Can we define climate by means of an ensemble? A tale of time scales of convergence

It is hardly questioned today that climate can be described in theory by an ensemble of trajectories differing in their initial conditions, which is then translated to numerical ensembles in climate models. It is also widely accepted that any evolution observed within a few decades after initialization is not relevant to climate. Evolution at a later stage, instead, is then used to characterize climate and its change, under the implicit assumption that slower processes do not considerably contribute to differences between ensemble members, letting internal variability of climate be identified with these differences. However, a justification for this practice is as yet lacking. In particular, a definition of climate in support of this practice is outstanding, including the identification of the kind of time scales at play through providing an argumentation for their relevance.

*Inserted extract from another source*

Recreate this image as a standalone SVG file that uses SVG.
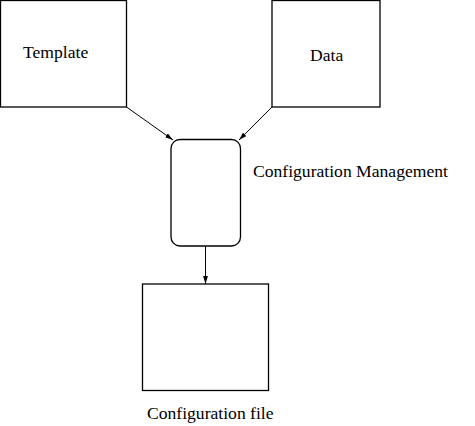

Our study aims at filling this gap. After pointing out that the most important criterion for a definition of climate is the uniqueness of the probability measure on which the definition relies, we first recall the naive proposal to represent such a probability measure by the distribution of ensemble members that has, loosely speaking, converged to the natural probability measure of the so-called snapshot or pullback attractor of the dynamics. We then consider the time scales of convergence and refine the proposal by taking a probability measure that is conditional on the (possibly time-evolving) state of modes characterized by convergence time scales longer than the horizon of a particular study. We design an ensemble simulation initialization scheme for studying convergence time scales and uniqueness of ensembles in Earth system models.